2 As God Commands: Divine Covenants in the Bible
The Hebrew Bible, the Christian Bible, and many other religious and mythological texts offer narratives in which God sets the terms of the social covenant.
2.1 Creation covenants in the Hebrew Bible
2.1.1 The first creation story
Instrumental skills and abilities.
(What is the Hebrew count-part to “dominion”? What are the nuances in the Hebrew that “dominion” doesn’t capture? “Stewardship” implies authority plus responsibility, and limitation on ownership.)
2.1.2 The second creation story
God blows the spirit into Adam. The creation covenant: a shared spiritual essence.
Provides to all humanity an equal spiritual basis. (Makes baptism unnecessary?)
Shared responsibility between humanity and God to maintain and secure conditions necessary for all living beings to survive and flourish.
Beginning of human moral agency.
2.2 The covenant with Noah
A covenant with all of creation.
Shared responsibility between humanity and God to maintain and secure conditions necessary for all living beings to survive and flourish.
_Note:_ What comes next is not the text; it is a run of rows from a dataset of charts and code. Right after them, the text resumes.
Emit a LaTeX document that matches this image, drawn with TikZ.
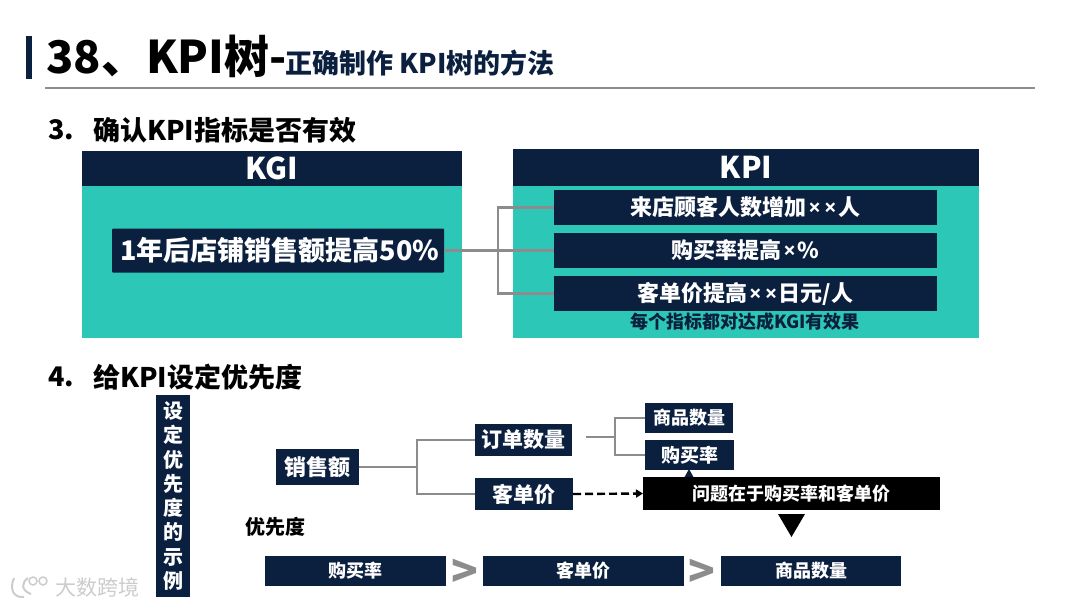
\documentclass[tikz,border=0pt]{standalone}
\usepackage{fontspec}
\setmainfont{Noto Sans CJK SC}
\newfontfamily\latinfont{Open Sans}
\usetikzlibrary{arrows.meta}
\definecolor{navy}{HTML}{0B1F3F}
\definecolor{teal}{HTML}{2CC7B7}
\definecolor{linegray}{HTML}{8C8C8C}
\definecolor{markgray}{HTML}{CCCCCC}
\newcommand{\fs}[1]{\fontsize{#1}{#1}\bfseries\selectfont}
\newcommand{\mult}{\hspace{1.5pt}{\latinfont\bfseries ×}\hspace{1.5pt}}
\begin{document}
\begin{tikzpicture}[x=1pt, y=-1pt,
    navybox/.style={fill=navy, text=white, inner sep=0pt, outer sep=0pt},
    tealbox/.style={fill=teal, inner sep=0pt, outer sep=0pt},
    heading/.style={anchor=west, inner sep=0pt, text=black},
    wire/.style={draw=linegray, line width=2.6pt},
    gt/.style={inner sep=0pt, text=linegray, font=\fs{44}}]
  \useasboundingbox (0, 0) rectangle (1080, 608);

  % title
  \fill[navy] (26, 36) rectangle (32, 79);
  \node[heading, font=\fs{45}] (title) at (46, 56) {38、KPI树-};
  \node[heading, text=navy, font=\fs{27}] (subtitle) at (285, 63) {正确制作 KPI树的方法};
  \coordinate (ruleleft) at (45, 88);
  \coordinate (ruleright) at (1035, 88);
  \draw[linegray, line width=1.6pt] (ruleleft) -- (ruleright);

  % part 3
  \node[heading, font=\fs{27}] (head3) at (48, 130) {3.};
  \node[heading, font=\fs{27}] (head3b) at (93, 130) {确认KPI指标是否有效};

  \node[tealbox, minimum width=380, minimum height=152] (kgibody) at (272, 262) {};
  \node[navybox, minimum width=380, minimum height=35, font=\fs{30}] (kgi) at (272, 168.5) {KGI};
  \node[tealbox, minimum width=466, minimum height=152] (kpibody) at (746, 262) {};
  \node[navybox, minimum width=466, minimum height=37, font=\fs{30}] (kpi) at (746, 167.5) {KPI};

  \node[navybox, minimum width=332, minimum height=44, rounded corners=1pt, font=\fs{27}] (sales) at (278, 250.5) {\hspace*{4pt}1年后店铺销售额提高50\%};
  \node[navybox, minimum width=383, minimum height=35, font=\fs{22}] (visitors) at (745.5, 207.5) {来店顾客人数增加\mult\mult 人};
  \node[navybox, minimum width=383, minimum height=35, font=\fs{22}] (rate) at (745.5, 250.5) {购买率提高\mult\%};
  \node[navybox, minimum width=383, minimum height=35, font=\fs{22}] (price) at (745.5, 293.5) {客单价提高\mult\mult 日元/人};
  \node[inner sep=0pt, text=navy, font=\fs{18}] (note) at (745, 322) {每个指标都对达成KGI有效果};

  \coordinate (kgijoint) at (498, 250);
  \draw[wire] (sales.east) -- (rate.west);
  \draw[wire] (visitors.west) -- (kgijoint |- visitors.west) -- (kgijoint |- price.west) -- (price.west);

  % part 4
  \node[heading, font=\fs{27}] (head4) at (48, 377) {4.};
  \node[heading, font=\fs{27}] (head4b) at (93, 377) {给KPI设定优先度};

  \node[navybox, minimum width=34, minimum height=202, align=center, font=\fontsize{20}{24.3}\bfseries\selectfont] (example) at (173, 496)
    {设\\定\\优\\先\\度\\的\\示\\例};

  \node[navybox, minimum width=83, minimum height=36, font=\fs{22}] (turnover) at (317.5, 467) {销售额};
  \node[navybox, minimum width=97, minimum height=32, font=\fs{21}] (orders) at (523.5, 440) {订单数量};
  \node[navybox, minimum width=98, minimum height=32, font=\fs{21}] (unitprice) at (524, 494) {客单价};
  \node[navybox, minimum width=88, minimum height=30, font=\fs{18}] (items) at (689, 418) {商品数量};
  \node[navybox, minimum width=89, minimum height=30, font=\fs{19}] (buyrate) at (689.5, 455) {购买率};
  \fill[navy] (684, 478) -- (689, 469) -- (694, 478) -- cycle;
  \node[fill=black, text=white, inner sep=0pt, outer sep=0pt, minimum width=297, minimum height=33, font=\fs{18}] (problem) at (791.5, 493.5) {问题在于购买率和客单价};

  \coordinate (salesjoint) at (417, 467);
  \draw[wire] (turnover.east) -- (salesjoint);
  \draw[wire] (orders.west) -- (salesjoint |- orders.west) -- (salesjoint |- unitprice.west) -- (unitprice.west);

  \coordinate (orderout) at (586, 437);
  \coordinate (orderjoint) at (615, 437);
  \draw[wire] (orderout) -- (orderjoint);
  \draw[wire] (items.west) -- (orderjoint |- items.west) -- (orderjoint |- buyrate.west) -- (buyrate.west);

  \draw[black, line width=2.4pt, dash pattern=on 8pt off 4pt, -{Triangle[length=7pt, width=8pt]}] (unitprice.east) -- (problem.west);

  \fill[black] (778, 514) -- (805, 514) -- (791.5, 537) -- cycle;

  \node[heading, font=\fs{20}] (priority) at (245, 527) {优先度};

  \node[navybox, minimum width=181, minimum height=30, font=\fs{18}] (first) at (355.5, 571) {购买率};
  \node[navybox, minimum width=201, minimum height=30, font=\fs{18}] (second) at (583.5, 571) {客单价};
  \node[navybox, minimum width=180, minimum height=30, font=\fs{18}] (third) at (811, 571) {商品数量};
  \node[gt] (gt1) at (464.5, 573) {>};
  \node[gt] (gt2) at (702, 573) {>};

  % watermark
  \draw[markgray, line width=2pt] (14, 578) .. controls (9, 590) and (14, 598) .. (24, 597);
  \draw[markgray, line width=2pt] (28, 578) .. controls (22, 582) and (20, 590) .. (31, 594);
  \draw[markgray, line width=1.5pt] (33, 581) circle (4);
  \draw[markgray, line width=1.5pt] (43, 581) circle (4);
  \node[heading, text=markgray, font=\fontsize{21}{21}\selectfont] (mark) at (55, 587) {大数跨境};
\end{tikzpicture}
\end{document}
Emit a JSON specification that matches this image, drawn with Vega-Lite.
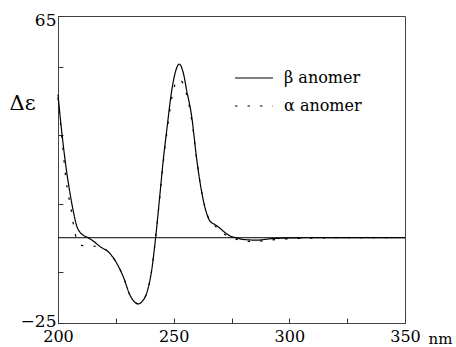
{
  "$schema": "https://vega.github.io/schema/vega-lite/v6.json",
  "width": 347,
  "height": 307,
  "autosize": "none",
  "padding": {"left": 58, "top": 16, "right": 51, "bottom": 24},
  "background": "white",
  "config": {
    "font": "DejaVu Serif",
    "view": {"stroke": "#444", "strokeWidth": 1},
    "axis": {"labelFont": "DejaVu Serif", "titleFont": "DejaVu Serif"},
    "legend": {"labelFont": "DejaVu Serif", "titleFont": "DejaVu Serif"}
  },
  "datasets": {
    "cd": [
      {"nm": 200, "de": 42, "series": "β anomer"},
      {"nm": 201, "de": 35, "series": "β anomer"},
      {"nm": 202.3, "de": 27, "series": "β anomer"},
      {"nm": 203.5, "de": 20.5, "series": "β anomer"},
      {"nm": 205.2, "de": 13, "series": "β anomer"},
      {"nm": 206.6, "de": 7.8, "series": "β anomer"},
      {"nm": 208.1, "de": 3.4, "series": "β anomer"},
      {"nm": 209.5, "de": 1.6, "series": "β anomer"},
      {"nm": 211, "de": 0.7, "series": "β anomer"},
      {"nm": 213, "de": 0.0, "series": "β anomer"},
      {"nm": 215.5, "de": -1.1, "series": "β anomer"},
      {"nm": 218.2, "de": -2.6, "series": "β anomer"},
      {"nm": 222, "de": -4.3, "series": "β anomer"},
      {"nm": 225.4, "de": -7.5, "series": "β anomer"},
      {"nm": 228.2, "de": -11.4, "series": "β anomer"},
      {"nm": 231.1, "de": -16.8, "series": "β anomer"},
      {"nm": 233.2, "de": -18.9, "series": "β anomer"},
      {"nm": 234.7, "de": -19.4, "series": "β anomer"},
      {"nm": 236.5, "de": -18.6, "series": "β anomer"},
      {"nm": 238.3, "de": -16.3, "series": "β anomer"},
      {"nm": 240.5, "de": -9.5, "series": "β anomer"},
      {"nm": 242.2, "de": 0, "series": "β anomer"},
      {"nm": 244.1, "de": 13, "series": "β anomer"},
      {"nm": 245.5, "de": 22.8, "series": "β anomer"},
      {"nm": 247, "de": 31.5, "series": "β anomer"},
      {"nm": 249.2, "de": 43.3, "series": "β anomer"},
      {"nm": 250.6, "de": 48.2, "series": "β anomer"},
      {"nm": 252.4, "de": 50.9, "series": "β anomer"},
      {"nm": 254.2, "de": 48.2, "series": "β anomer"},
      {"nm": 255.6, "de": 43.3, "series": "β anomer"},
      {"nm": 257.8, "de": 35.5, "series": "β anomer"},
      {"nm": 260, "de": 22.8, "series": "β anomer"},
      {"nm": 262.8, "de": 11, "series": "β anomer"},
      {"nm": 265.7, "de": 4.9, "series": "β anomer"},
      {"nm": 268, "de": 3.8, "series": "β anomer"},
      {"nm": 270, "de": 2.8, "series": "β anomer"},
      {"nm": 272, "de": 1.6, "series": "β anomer"},
      {"nm": 274.4, "de": 0.5, "series": "β anomer"},
      {"nm": 277, "de": 0, "series": "β anomer"},
      {"nm": 280, "de": -0.5, "series": "β anomer"},
      {"nm": 286, "de": -0.7, "series": "β anomer"},
      {"nm": 292, "de": -0.3, "series": "β anomer"},
      {"nm": 299, "de": -0.1, "series": "β anomer"},
      {"nm": 310, "de": 0, "series": "β anomer"},
      {"nm": 350, "de": 0, "series": "β anomer"},

      {"nm": 200, "de": 41, "series": "α anomer"},
      {"nm": 202, "de": 27, "series": "α anomer"},
      {"nm": 203.3, "de": 18, "series": "α anomer"},
      {"nm": 204.5, "de": 12.5, "series": "α anomer"},
      {"nm": 205.5, "de": 9, "series": "α anomer"},
      {"nm": 206.5, "de": 4.5, "series": "α anomer"},
      {"nm": 207.5, "de": 1, "series": "α anomer"},
      {"nm": 208.5, "de": -1, "series": "α anomer"},
      {"nm": 210.5, "de": -2.3, "series": "α anomer"},
      {"nm": 213.5, "de": -2.5, "series": "α anomer"},
      {"nm": 216.5, "de": -2.5, "series": "α anomer"},
      {"nm": 219, "de": -3, "series": "α anomer"},
      {"nm": 222, "de": -4.3, "series": "α anomer"},
      {"nm": 225.4, "de": -7.5, "series": "α anomer"},
      {"nm": 228.2, "de": -11.4, "series": "α anomer"},
      {"nm": 231.1, "de": -16.8, "series": "α anomer"},
      {"nm": 233.2, "de": -18.9, "series": "α anomer"},
      {"nm": 234.7, "de": -19.4, "series": "α anomer"},
      {"nm": 236.5, "de": -18.6, "series": "α anomer"},
      {"nm": 238.3, "de": -16.3, "series": "α anomer"},
      {"nm": 240.5, "de": -9.5, "series": "α anomer"},
      {"nm": 242.2, "de": 0, "series": "α anomer"},
      {"nm": 244.1, "de": 12.5, "series": "α anomer"},
      {"nm": 245.5, "de": 22, "series": "α anomer"},
      {"nm": 247, "de": 30.5, "series": "α anomer"},
      {"nm": 249.2, "de": 41, "series": "α anomer"},
      {"nm": 250.8, "de": 45.3, "series": "α anomer"},
      {"nm": 252.4, "de": 46.4, "series": "α anomer"},
      {"nm": 254, "de": 45.3, "series": "α anomer"},
      {"nm": 255.6, "de": 42, "series": "α anomer"},
      {"nm": 257.8, "de": 34.5, "series": "α anomer"},
      {"nm": 260, "de": 22.8, "series": "α anomer"},
      {"nm": 262.8, "de": 11, "series": "α anomer"},
      {"nm": 265.7, "de": 4.9, "series": "α anomer"},
      {"nm": 268, "de": 3.4, "series": "α anomer"},
      {"nm": 270, "de": 2, "series": "α anomer"},
      {"nm": 272.5, "de": 0.8, "series": "α anomer"},
      {"nm": 275, "de": 0.1, "series": "α anomer"},
      {"nm": 278, "de": -0.6, "series": "α anomer"},
      {"nm": 281, "de": -1.0, "series": "α anomer"},
      {"nm": 285, "de": -1.1, "series": "α anomer"},
      {"nm": 290, "de": -0.8, "series": "α anomer"},
      {"nm": 295, "de": -0.5, "series": "α anomer"},
      {"nm": 300, "de": -0.3, "series": "α anomer"},
      {"nm": 310, "de": -0.1, "series": "α anomer"},
      {"nm": 320, "de": 0, "series": "α anomer"},
      {"nm": 346, "de": 0, "series": "α anomer"}
    ]
  },
  "layer": [
    {
      "data": {"values": [{"z": 0}]},
      "mark": {"type": "rule", "color": "black", "strokeWidth": 1},
      "encoding": {"y": {"field": "z", "type": "quantitative"}}
    },
    {
      "data": {"name": "cd"},
      "mark": {"type": "line", "interpolate": "monotone", "strokeWidth": 1.2, "color": "black"},
      "encoding": {
        "x": {
          "field": "nm", "type": "quantitative",
          "scale": {"domain": [200, 350], "nice": false, "zero": false},
          "axis": {
            "values": [200, 225, 250, 275, 300, 325, 350],
            "labelExpr": "datum.value % 50 == 0 ? datum.label : ''",
            "labelOverlap": false,
            "domain": false, "grid": false,
            "tickSize": -5, "tickColor": "#333",
            "labelFontSize": 16, "labelColor": "black", "labelPadding": 10,
            "labelFlush": false,
            "title": "nm", "titleFontSize": 15, "titleFontWeight": "normal", "titleColor": "black",
            "titleX": 370, "titleY": 20, "titleAlign": "left", "titleBaseline": "alphabetic", "titleAnchor": null
          }
        },
        "y": {
          "field": "de", "type": "quantitative",
          "scale": {"domain": [-25, 65], "nice": false, "zero": false},
          "axis": {
            "values": [-25, -20, -10, 0, 10, 20, 30, 40, 50, 60, 65],
            "labelExpr": "datum.value == 65 || datum.value == 0 || datum.value == -25 ? datum.label : ''",
            "labelOverlap": false,
            "domain": false, "grid": false,
            "tickSize": -5, "tickColor": "#333",
            "labelFontSize": 17, "labelColor": "black", "labelPadding": 7,
            "labelFlush": false,
            "labelOffset": {"condition": [{"test": "datum.value == 65", "value": 4}, {"test": "datum.value == -25", "value": -2}], "value": 0},
            "title": "Δε", "titleFontSize": 21, "titleFontWeight": "normal", "titleColor": "black",
            "titleAngle": 0, "titleX": -36, "titleY": 87, "titleAlign": "center", "titleBaseline": "middle"
          }
        },
        "strokeDash": {
          "field": "series", "type": "nominal",
          "scale": {"domain": ["β anomer", "α anomer"], "range": [[1, 0], [2.5, 10]]},
          "legend": {
            "title": null, "orient": "none", "legendX": 176, "legendY": 42,
            "symbolType": "stroke", "symbolSize": 1444, "symbolStrokeWidth": 1.2,
            "symbolStrokeColor": "black",
            "labelFontSize": 16, "labelColor": "black", "labelOffset": 10,
            "rowPadding": -4
          }
        }
      }
    }
  ]
}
2.5 Common features of divine covenants
The covenant creates a new tribe, community, or nation. By participating in the covenant, a collection of individuals forms a new tribe - bound together with reciprocal ties of loyalty, responsibility, claims and obligations.
*The terms of the covenant define the social compact for the new tribe.
Entering into the covenant changes the individual participants fundamentally. The act of joining the tribe is also a event of individual re-birth. It changes who you are.
God sets the terms. The asymmetry in power between God and man is absolute.
Because God sets the terms entirely, the covenant cannot really be called a contract. A contract is a voluntary agreement between parties that seeks to advance mutual interest. Even if one party entirely sets the terms, others have the option to decline.
In all the biblical covenant stories, there is no sense whatsoever that man has any leverage, any option of refusal. The Covenant is God’s gift, and God’s command, framed entirely on God’s terms. It’s not even a take-it-or-leave-it offer: there is no genuine option to leave-it, that one can discern.
(There are other biblical stories that do involve bargaining with the divine, e.g., in the story of Sodom and Gommorah “What if I can find just ten righteous men?”, or Satan’s bargaining with God over the fate of Job. But these are not covenant stories. They don’t concern the terms for forming a new community or nation.)